Des barrages flottants pour freiner l’échouage
Pour empêcher les algues brunes de s’échouer sur les rivages, la commune du François, en Martinique, a installé 3 kilomètres de filets le long de ses côtes. Un bateau, le Sargator, se charge d’extraire les herbes marines de l’eau, les sécher puis les relarguer plus au large, où elles coulent. Une solution expérimentale dont les effets sur l’écosystème des fonds marins n’ont pas été étudiés. Ces barrages flottants aux larges filets permettant un ramassage en mer se retrouvent dans l’ensemble des Caraïbes. Un autre dispositif existe : un barrage, rigide et moins coûteux qui dévie le flux des algues jusqu’à un rivage éloigné, pour une collecte hors des plages fréquentées.
Vivre avec les sargasses
Pour les chercheurs comme pour les habitants, une conclusion s’impose : les Caraïbes doivent apprendre à vivre avec les sargasses, car celles-ci sont là pour rester. Avec deux priorités : accélérer les collectes en limitant les risques pour l’environnement et l’Homme ; et tirer un meilleur profit de cette biomasse disponible en quantité. Pour le moment, certaines communes manquent encore d’argent pour collecter la totalité des algues, ou recourent à des pelleteuses qui érodent les plages en retirant du sable avec les sargasses. À ce jour, aucune solution idéale de ramassage n’existe. La transformation des sargasses permettrait pourtant de valoriser cette énorme biomasse. De nombreuses pistes sont d’ailleurs en cours d’expérimentation. En Jamaïque, on cherche à transformer la sargasse en charbon ; aux Antilles, on tente l’engrais ; en Bretagne, les initiatives de bio-plastique se multiplient. En Guadeloupe, les scientifiques cherchent à transformer les algues en charbon actif pour séquestrer dans les sols les polluants comme le chlordécone. Encore faut-il tenir compte d’une contrainte majeure : ces végétaux marins sont saisonniers. En outre, leurs échouements ne sont pas prévus avec une précision suffisante pour constituer une matière première viable aux mains des entrepreneurs. Il faudrait, pour cela, pouvoir disposer d’algues fraîches en quantités régulières, et donc d’une méthode de collecte proche des côtes efficace. Une fois les projets porteurs identifiés, il faudra encourager leur développement à grande échelle. Le chemin de la valorisation reste semé d’embûches.

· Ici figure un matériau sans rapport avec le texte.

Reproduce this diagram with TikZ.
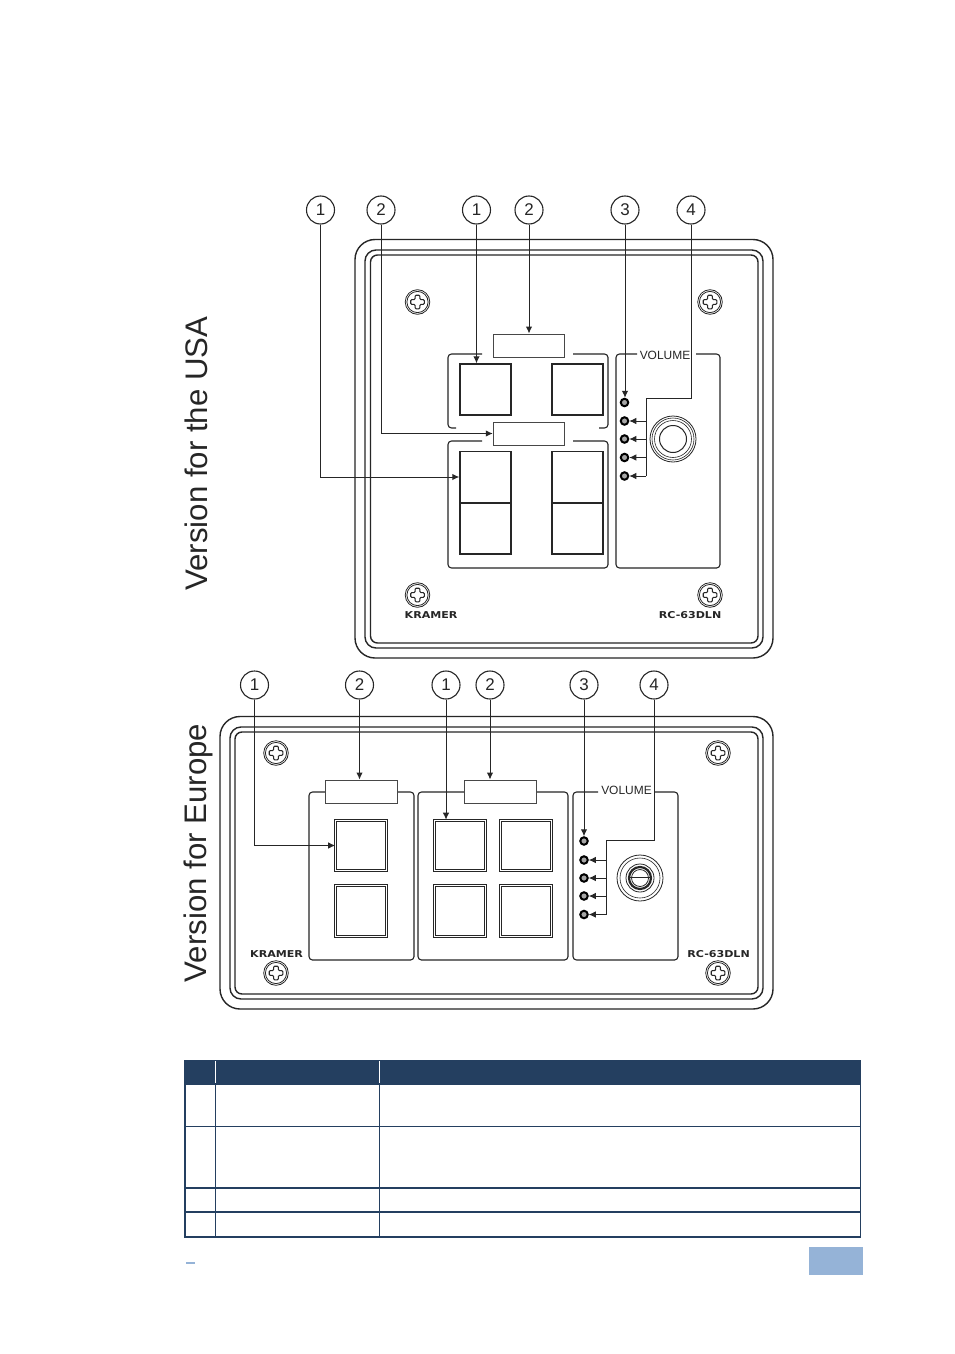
\documentclass[tikz,border=0pt]{standalone}
\usepackage{fontspec}
\setmainfont{Liberation Sans}
\newfontfamily\logofont{DejaVu Sans}
\usetikzlibrary{arrows.meta}
\definecolor{ink}{HTML}{262626}
\definecolor{tabhead}{HTML}{243F60}
\definecolor{footblue}{HTML}{95B3D7}
\newcommand{\logotext}[1]{\scalebox{1.17}[1]{#1}}
\tikzset{
  callout/.style={circle,draw=ink,line width=1.1bp,fill=white,minimum size=28bp,inner sep=0pt,font=\fontsize{17}{17}\selectfont,text=ink},
  wire/.style={draw=ink,line width=1bp},
  arrowwire/.style={wire,-{Latex[length=7bp,width=6.5bp]}},
  panel/.style={draw=ink,line width=1.1bp,rounded corners=3.5bp},
  plate/.style={draw=ink,line width=1.4bp},
  labelbox/.style={rectangle,draw=ink!85,line width=1bp,fill=white,minimum width=71.5bp,minimum height=23bp,inner sep=0pt},
  usbtn/.style={rectangle,draw=ink,line width=1.4bp,minimum width=51bp,minimum height=51bp,inner sep=0pt},
  eubtn/.style={rectangle,draw=ink,line width=1.1bp,double=white,double distance=0.6bp,minimum width=50.5bp,minimum height=50.5bp,inner sep=0pt},
  led/.style={circle,draw=black,line width=2bp,fill=gray!70,minimum size=7.5bp,inner sep=0pt},
  volume/.style={font=\fontsize{12}{12}\selectfont,text=ink,inner sep=0pt},
  logo/.style={font=\logofont\bfseries\fontsize{9.5}{9.5}\selectfont,text=ink,inner sep=0pt},
  heading/.style={rotate=90,font=\fontsize{31.3}{31.3}\selectfont,text=ink,inner sep=0pt},
  screw/.pic={
    \draw[ink,line width=0.8bp] (0,0) circle[radius=12.3];
    \draw[ink,line width=0.8bp] (0,0) circle[radius=10.6];
    \draw[ink,line width=1.1bp,rounded corners=1bp] (-2.4,-6.8) -- (2.4,-6.8) -- (2.4,-2.4) -- (6.8,-2.4) -- (6.8,2.4) -- (2.4,2.4) -- (2.4,6.8) -- (-2.4,6.8) -- (-2.4,2.4) -- (-6.8,2.4) -- (-6.8,-2.4) -- (-2.4,-2.4) -- cycle;
  }
}
\begin{document}
\begin{tikzpicture}[x=1bp,y=-1bp]
\useasboundingbox (0,0) rectangle (954,1354);
\fill[white] (0,0) rectangle (954,1354);

% headings
\node[heading] (hus) at (196.5,453.5) {Version for the USA};
\node[heading] (heu) at (198.5,853) {Version for Europe};

% ===== USA plate =====
\draw[plate,rounded corners=20bp] (355,239.5) rectangle (773,658);
\draw[plate,rounded corners=11bp] (365,250) rectangle (763,648);
\draw[plate,rounded corners=7bp] (370.5,255) rectangle (758,643);
\foreach \p/\q in {417.5/302,710/302,417.5/595,710/595} \pic at (\p,\q) {screw};
\node[logo,anchor=west] (uskr) at (404.5,615.5) {\logotext{KRAMER}};
\node[logo,anchor=east] (usrc) at (721.5,615.5) {\logotext{RC-63DLN}};

\draw[panel] (482,354) -| (448,428) -- (456,428);
\draw[panel] (573,354) -| (608,428) -- (599,428);
\draw[panel] (482,441) -| (448,568) -| (608,441) -- (573,441);
\draw[panel] (637,354) -| (616,568) -| (720,354) -- (696,354);
\node[volume] (usvol) at (665,355) {VOLUME};

\node[labelbox] (usl1) at (529,345.5) {};
\node[labelbox] (usl2) at (529,433.5) {};
\node[usbtn] (usb1) at (485.5,389.5) {};
\node[usbtn] (usb2) at (577.5,389.5) {};
\node[usbtn] (usb3) at (485.5,477) {};
\node[usbtn] (usb4) at (577.5,477) {};
\node[usbtn] (usb5) at (485.5,528.5) {};
\node[usbtn] (usb6) at (577.5,528.5) {};

\node[led] (usl a) at (624.5,402.5) {};
\node[led] (usl b) at (624.5,421) {};
\node[led] (usl c) at (624.5,439) {};
\node[led] (usl d) at (624.5,457.5) {};
\node[led] (usl e) at (624.5,476) {};

\draw[ink,line width=0.8bp] (673,439) circle[radius=23];
\draw[ink,line width=0.6bp] (673,439) circle[radius=21];
\draw[ink,line width=0.6bp] (673,439) circle[radius=18.5];
\draw[ink,line width=1bp] (673,439) circle[radius=13.5];

\node[callout] (usc1) at (320.5,210) {1};
\node[callout] (usc2) at (381,210) {2};
\node[callout] (usc3) at (476.5,210) {1};
\node[callout] (usc4) at (529,210) {2};
\node[callout] (usc5) at (625,210) {3};
\node[callout] (usc6) at (691,210) {4};

\draw[arrowwire] (usc1.south) |- (usb3.west);
\draw[arrowwire] (usc2.south) |- (usl2.west);
\draw[arrowwire] (usc3.south) -- (usc3.south |- usb1.north);
\draw[arrowwire] (usc4.south) -- (usl1.north);
\draw[arrowwire] (usc5.south) -- (usc5.south |- usl a.north);
\coordinate (usbus) at (646,398.5);
\draw[wire] (usc6.south) |- (usbus) -- (usbus |- usl e.east);
\foreach \n in {b,c,d,e} \draw[arrowwire] (usbus |- usl \n.east) -- (usl \n.east);

% ===== Europe plate =====
\draw[plate,rounded corners=20bp] (220,716.5) rectangle (773,1009);
\draw[plate,rounded corners=11bp] (230,727) rectangle (763,999);
\draw[plate,rounded corners=7bp] (235,732) rectangle (758,994);
\foreach \p/\q in {276/753,718/753,276/973,718/973} \pic at (\p,\q) {screw};
\node[logo,anchor=west] (eukr) at (250,954) {\logotext{KRAMER}};
\node[logo,anchor=east] (eurc) at (750,954) {\logotext{RC-63DLN}};

\draw[panel] (326,792) -| (309,960) -| (414,792) -- (397,792);
\draw[panel] (465,792) -| (418,960) -| (568,792) -- (536,792);
\draw[panel] (598,792) -| (573,960) -| (678,792) -- (655,792);
\node[volume] (euvol) at (626.5,790.5) {VOLUME};

\node[labelbox] (eul1) at (361.5,791.5) {};
\node[labelbox] (eul2) at (500.5,791.5) {};
\node[eubtn] (eub1) at (361,845.5) {};
\node[eubtn] (eub2) at (361,911) {};
\node[eubtn] (eub3) at (460,845.5) {};
\node[eubtn] (eub4) at (526,845.5) {};
\node[eubtn] (eub5) at (460,911) {};
\node[eubtn] (eub6) at (526,911) {};

\node[led] (eue a) at (584,841) {};
\node[led] (eue b) at (584,860) {};
\node[led] (eue c) at (584,878) {};
\node[led] (eue d) at (584,896) {};
\node[led] (eue e) at (584,914.5) {};

\draw[ink,line width=0.8bp] (640,878) circle[radius=23];
\draw[ink,line width=0.6bp] (640,878) circle[radius=20];
\draw[ink,line width=0.8bp] (640,878) circle[radius=14];
\draw[ink,line width=2.2bp] (640,878) circle[radius=11];
\draw[ink,line width=0.8bp] (640,878) circle[radius=8.5];
\draw[ink,line width=1bp] (629,877) -- (651,877);

\node[callout] (euc1) at (254.5,685) {1};
\node[callout] (euc2) at (359.5,685) {2};
\node[callout] (euc3) at (446,685) {1};
\node[callout] (euc4) at (490,685) {2};
\node[callout] (euc5) at (584,685) {3};
\node[callout] (euc6) at (654,685) {4};

\draw[arrowwire] (euc1.south) |- (eub1.west);
\draw[arrowwire] (euc2.south) -- (euc2.south |- eul1.north);
\draw[arrowwire] (euc3.south) -- (euc3.south |- eub3.north);
\draw[arrowwire] (euc4.south) -- (euc4.south |- eul2.north);
\draw[arrowwire] (euc5.south) -- (euc5.south |- eue a.north);
\coordinate (eubus) at (606,840);
\draw[wire] (euc6.south) |- (eubus) -- (eubus |- eue e.east);
\foreach \n in {b,c,d,e} \draw[arrowwire] (eubus |- eue \n.east) -- (eue \n.east);

% ===== Table =====
\fill[tabhead] (184,1060) rectangle (861,1085);
\draw[white,line width=0.8bp] (215.5,1061) -- (215.5,1083);
\draw[white,line width=0.8bp] (379,1061) -- (379,1083);
\draw[tabhead,line width=1bp] (215.5,1085) -- (215.5,1237);
\draw[tabhead,line width=0.8bp] (379,1085) -- (379,1237);
\draw[tabhead,line width=1.6bp] (185,1085) -- (185,1237);
\draw[tabhead,line width=1bp] (860.5,1085) -- (860.5,1237);
\draw[tabhead,line width=1bp] (184,1126.5) -- (861,1126.5);
\draw[tabhead,line width=2bp] (184,1188) -- (861,1188);
\draw[tabhead,line width=2bp] (184,1212) -- (861,1212);
\draw[tabhead,line width=2bp] (184,1237) -- (861,1237);

% ===== Footer =====
\fill[footblue] (186,1261.5) rectangle (195,1263.5);
\fill[footblue] (809,1247) rectangle (863,1275);
\end{tikzpicture}
\end{document}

La construction relève le défi de la valorisation
Au Mexique, les sargasses servent à fabriquer des briques ; l’entreprise Sargablock en produit près de 1 000 par jour. Elle a été fondée par Omar Sanchez, jusque-là membre des équipes de nettoyage chargées de collecter les algues quotidiennement devant les hôtels. Le biomatériau qu’il a mis au point est composé à 40 % de sargasses, le reste provenant d’autres matières organiques. La première maison construite de cette manière a utilisé plus de 2150 blocs, soit 20 tonnes de sargasses. Et elle s’avère résistante aux intempéries et aux ouragans de la région. En Bretagne, l’entreprise Terre d’algues développe également des briques pour le BTP.

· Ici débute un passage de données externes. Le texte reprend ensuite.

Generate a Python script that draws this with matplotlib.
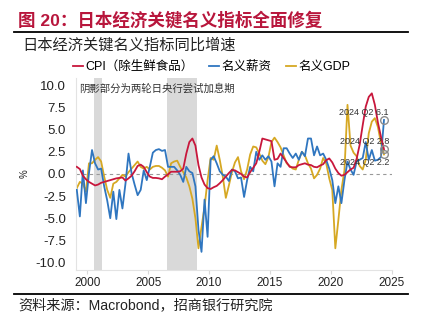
import matplotlib
matplotlib.use('Agg')
import matplotlib.pyplot as plt
from matplotlib.lines import Line2D
import numpy as np

plt.rcParams['font.family'] = ['Liberation Sans', 'Noto Sans CJK SC', 'DejaVu Sans']
plt.rcParams['axes.unicode_minus'] = False

# 季度数据 1999Q1 - 2024Q2
start_year = 1999
cpi = [0.8, 0.55, -0.2, -0.6,
       -0.9, -1.1, -1.3, -1.2,
       -1.0, -0.9, -0.8, -0.7,
       -0.6, -0.5, -0.45, -0.4,
       -0.75, -0.5, -0.2, 0.3,
       0.9, 1.05, 0.8, 0.2,
       -0.3, -0.45, -0.45, -0.5,
       -0.6, -0.3, -0.05, 0.25,
       0.25, 0.25, 0.3, 0.6,
       2.3, 3.6, 4.0, 3.2,
       1.0, -0.4, -1.2, -1.6,
       -1.7, -1.5, -1.35, -1.05,
       -0.7, -0.3, 0.1, 0.45,
       0.4, 0.2, 0.0, -0.3,
       -0.4, 0.2, 0.7, 1.2,
       2.5, 4.0, 3.9, 3.8,
       3.7, 1.6, 1.7, 2.3,
       1.8, 1.3, 0.8, 0.75,
       0.75, 1.0, 1.1, 1.2,
       1.05, 1.0, 0.8, 0.75,
       0.95, 1.1, 1.55, 1.75,
       1.3, 0.6, 0.1, -0.2,
       -0.1, 0.2, 0.5, 0.7,
       1.7, 3.3, 5.5, 7.6,
       8.7, 9.1, 7.8, 5.8,
       4.2, 2.8]
wage = [-1.8, -4.8, 0.4, -3.3,
        0.1, 2.7, 1.2, 0.5,
        0.6, -1.4, -3.0, -5.0,
        -2.0, -5.1, -1.8, -3.9,
        -1.1, 2.3, 0.1, -1.2,
        -2.4, -1.8, 0.4, -0.7,
        0.8, 2.4, 2.7, 2.8,
        2.6, 2.7, 0.8, 0.8,
        0.8, 0.4, -0.1, -0.9,
        0.8, 0.3, 0.1, -1.4,
        -6.3, -8.8, -2.9, -7.1,
        1.6, 2.0, 1.2, 0.3,
        -0.1, -0.3, -0.8, 0.5,
        0.3, -0.5, -0.4, -2.6,
        -0.7, 0.8, 0.3, 2.5,
        1.6, 2.1, 1.6, 2.0,
        1.4, -1.4, 1.2, 0.8,
        2.9, 2.9, 2.3, 1.8,
        2.3, 1.6, 2.5, 2.0,
        4.0, 4.0, 2.1, 3.1,
        2.1, 2.3, 1.6, 0.6,
        -0.7, -3.3, -1.4, -3.3,
        -0.7, 1.4, 0.5, -0.1,
        1.4, 1.6, 1.8, 3.6,
        1.6, 2.7, 1.5, 1.6,
        1.9, 6.1]
gdp = [-1.6, -0.9, -1.1, -2.0,
       1.2, 1.2, 1.6, 1.9,
       1.4, -0.3, -1.8, -2.7,
       -1.1, -0.9, -0.5, -0.1,
       -0.3, 0.2, 0.6, 1.0,
       1.4, 0.8, 0.6, 0.8,
       0.5, 0.8, 0.9, 0.9,
       0.7, 0.4, -0.3, 1.2,
       1.4, 1.5, 0.8, 0.2,
       -0.4, -1.4, -2.8, -5.0,
       -8.4, -6.0, -3.7, -0.7,
       1.8, 1.6, 3.2, 1.6,
       -0.3, -2.7, -1.3, 0.2,
       1.3, 1.9, 0.3, -0.6,
       0.5, 2.2, 3.1, 3.0,
       2.3, 1.5, 1.1, 1.9,
       3.6, 4.1, 3.6, 3.0,
       2.1, 1.2, 0.9, 0.6,
       0.5, 1.6, 2.5, 2.1,
       1.2, 0.6, -0.5, -0.1,
       0.6, 1.8, 1.2, -0.5,
       -1.8, -8.4, -5.2, -1.8,
       0.4, 7.8, 3.2, 2.4,
       2.0, 0.9, 0.5, 1.6,
       4.6, 5.9, 6.3, 5.3,
       3.5, 2.2]

hike_periods = [(2000.5, 2001.2), (2006.55, 2009.0)]
end_labels = ['2024 Q2 6.1', '2024 Q2 2.8', '2024 Q2 2.2']
end_values = [6.1, 2.8, 2.2]
label_y = [6.9, 3.65, 1.28]

c_red = '#C8173C'
c_blue = '#2F76C0'
c_gold = '#D6A823'

x = start_year + 0.125 + np.arange(len(cpi)) / 4

fig = plt.figure(figsize=(4.24, 3.23), dpi=100)
ax = fig.add_axes([0.179, 0.164, 0.746, 0.595])

for a, b in hike_periods:
    ax.axvspan(a, b, color='#D9D9D9', lw=0, zorder=0)
ax.axhline(0, color='#999999', ls='--', lw=0.8, dashes=(3, 3), zorder=1)

l_gdp, = ax.plot(x, gdp, color=c_gold, lw=1.3, zorder=2)
l_wage, = ax.plot(x, wage, color=c_blue, lw=1.3, zorder=3)
l_cpi, = ax.plot(x, cpi, color=c_red, lw=1.3, zorder=4)

# 末端标注
ax.plot([x[-1]] * 3, end_values, 'o', ms=5.5, mfc='none', mec='#8C8C8C', mew=1.0, zorder=5)
for t, yy in zip(end_labels, label_y):
    ax.text(2022.75, yy, t, fontsize=6.5, color='#333333', ha='center', va='center', zorder=6)

ax.text(1999.3, 9.6, '阴影部分为两轮日央行尝试加息期', fontsize=7.5, color='#333333',
        ha='left', va='center')

ax.set_xlim(1999.05, 2025.05)
ax.set_ylim(-10.85, 10.85)
ax.set_xticks([2000, 2005, 2010, 2015, 2020, 2025])
ax.set_yticks(np.arange(-10, 10.1, 2.5))
ax.set_yticklabels(['%.1f' % v for v in np.arange(-10, 10.1, 2.5)])
ax.tick_params(axis='y', length=0, pad=7, labelsize=9.5, labelcolor='#222222')
ax.tick_params(axis='x', length=3, color='#D9D9D9', pad=2, labelsize=8.5, labelcolor='#222222')
for s in ['top', 'right']:
    ax.spines[s].set_visible(False)
for s in ['left', 'bottom']:
    ax.spines[s].set_color('#E3E3E3')
    ax.spines[s].set_linewidth(0.8)

fig.text(0.058, 0.462, '%', rotation=90, fontsize=7, ha='center', va='center', color='#222222')

fig.legend([l_cpi, l_wage, l_gdp], ['CPI（除生鲜食品）', '名义薪资', '名义GDP'],
           loc='center', bbox_to_anchor=(0.5, 0.793), ncol=3, frameon=False,
           fontsize=9, handlelength=0.8, handletextpad=0.2, columnspacing=1.2)

fig.text(0.043, 0.938, '图 20：日本经济关键名义指标全面修复', fontsize=12.6, fontweight='bold',
         color='#B8163C', ha='left', va='center')
fig.add_artist(Line2D([0.033, 0.962], [0.901, 0.901], color='black', lw=1.3))
fig.text(0.052, 0.858, '日本经济关键名义指标同比增速', fontsize=11, color='#222222',
         ha='left', va='center')

fig.add_artist(Line2D([0.033, 0.962], [0.09, 0.09], color='black', lw=1.3))
fig.text(0.043, 0.056, '资料来源：Macrobond，招商银行研究院', fontsize=10.2, color='#222222',
         ha='left', va='center')

fig.savefig('out.png', dpi=100)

Bouées et satellites à la rescousse
Comment améliorer la prédiction des échouages dans le futur ? Ces informations sont essentielles pour anticiper les afflux et donc les besoins de collecte. Mais pas simple de modéliser et prévoir les quantités de sargasses plusieurs mois à l’avance : il faut prendre en compte la complexité des courants, la croissance ou la mortalité des algues. Ainsi, le simple recueil d’images satellites exhaustives, dans une région à forte couverture nuageuse, constitue un défi technique ! Aussi le projet français SargAlert cherche-t-il à développer des bouées équipées de caméras, capables de détecter les radeaux de sargasses passés inaperçus et d’évaluer leur profondeur sous l’eau.